Of course, the whole episode is a metaphor, for the resentment that guys feel toward the women who threaten to take their male pals out of the playground and shit down their bromances. The sheer, weird directness of the metaphor enables the show to dig deeper than most sitcoms, which dance around these feelings while treating them as more normal than a mature romantic relationship. (Burt even suggests that Jimmy should have sex with Frank, on the theory that this will cause Frank to get sick of him that much faster.) And with Todd Giebenhain’s Frank, the show has the right character, and actor, to push it all the way into the red zone.
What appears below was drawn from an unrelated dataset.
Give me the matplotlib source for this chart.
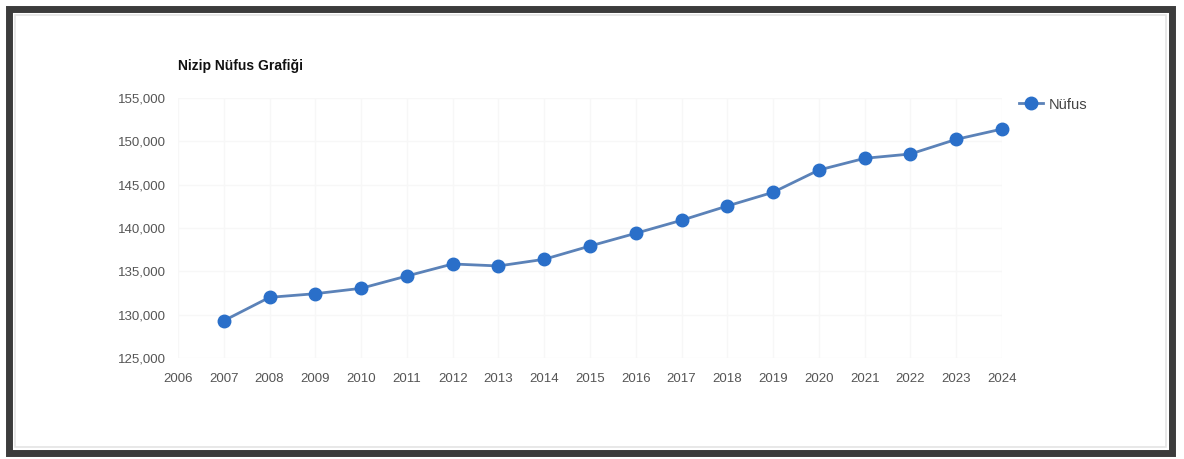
import matplotlib.pyplot as plt
from matplotlib.patches import Rectangle

years = list(range(2007, 2025))
population = [129300, 132000, 132420, 133040, 134460, 135850, 135620, 136390,
              137920, 139390, 140890, 142540, 144120, 146690, 148040, 148540,
              150230, 151420]
x_ticks = list(range(2006, 2025))
y_ticks = [125000, 130000, 135000, 140000, 145000, 150000, 155000]

plt.rcParams['font.family'] = ['Liberation Sans', 'DejaVu Sans']

fig = plt.figure(figsize=(11.84, 4.59), dpi=100)
fig.patch.set_facecolor("white")

# dark frame around the chart, plus a faint inner line
fig.patches.append(Rectangle((9 / 1184, 6 / 459), 1163 / 1184, 444 / 459,
                             transform=fig.transFigure, fill=False,
                             edgecolor="#3c3c3c", linewidth=5))
fig.patches.append(Rectangle((15 / 1184, 12 / 459), 1151 / 1184, 432 / 459,
                             transform=fig.transFigure, fill=False,
                             edgecolor="#e4e4e4", linewidth=1.2))

ax = fig.add_axes([178 / 1184, 1 - 358 / 459, 824 / 1184, 260 / 459])
ax.plot(years, population, color="#5b82b8", linewidth=2, marker="o",
        markersize=9, markerfacecolor="#2a6fc9", markeredgecolor="#2a6fc9",
        label="Nüfus", clip_on=False)

ax.set_xlim(2006, 2024)
ax.set_ylim(125000, 155000)
ax.set_xticks(x_ticks)
ax.set_yticks(y_ticks)
ax.set_yticklabels([f"{v:,}" for v in y_ticks])
ax.tick_params(length=0, colors="#555555", labelsize=9.5)
ax.tick_params(axis="y", pad=9)
ax.tick_params(axis="x", pad=11)
for s in ax.spines.values():
    s.set_visible(False)
ax.grid(True, color="#f7f7f7", linewidth=1)
ax.set_axisbelow(True)

fig.text(178 / 1184, 1 - 66 / 459, "Nizip Nüfus Grafiği", fontsize=10,
         fontweight="bold", color="#111111", va="center")

ax.legend(loc="center left", bbox_to_anchor=(1.005, 0.975), frameon=False,
          fontsize=10.5, handlelength=1.6, handletextpad=0.4, labelcolor="#444444")

fig.savefig("out.png", dpi=100)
In classic-sitcom terms, Frank is Raising Hope’s Kramer, except that Kramer was just a weird guy who did crazy shit (while getting laid like a bandit), and Frank, who is mostly kept in reserve, sometimes claims center stage in a way that reveals him to be an understandable, almost relatable type, a lonely guy living in his own world, where he gets to decide what the social rules are. The amazing thing is that, in those moments, Giebenhain makes you aware of Frank’s feelings, including his pain, without ever sentimentalizing him, or even asking for sympathy. The last few minutes of this episode make the best possible case for Frank as a good person deserving of love—and then, in the last seconds, Frank says something disgusting and flashes the grin of someone the whole world would want to be on the receiving end of a restraining order. Tip your hat.

Stray observations:

  • Poor Gregg Binkley mostly gets dumped on when he’s mentioned in these reviews at all, so I should say that he’s much funnier than usual in this episode, which gives him the chance to smile and act elated, mainly because he’s drunk off his ass. Maybe things should go Barney’s way more often.
  • Burt asks Virginia, who’s been stockpiling party favors for Sabrina’s party, what’s in the vegetable crisper. “Bags of little penises,” says Virginia. “Whose are they,” asks Frank, struggling to treat this as reasonable information, “and why do they need to be kept crisp?”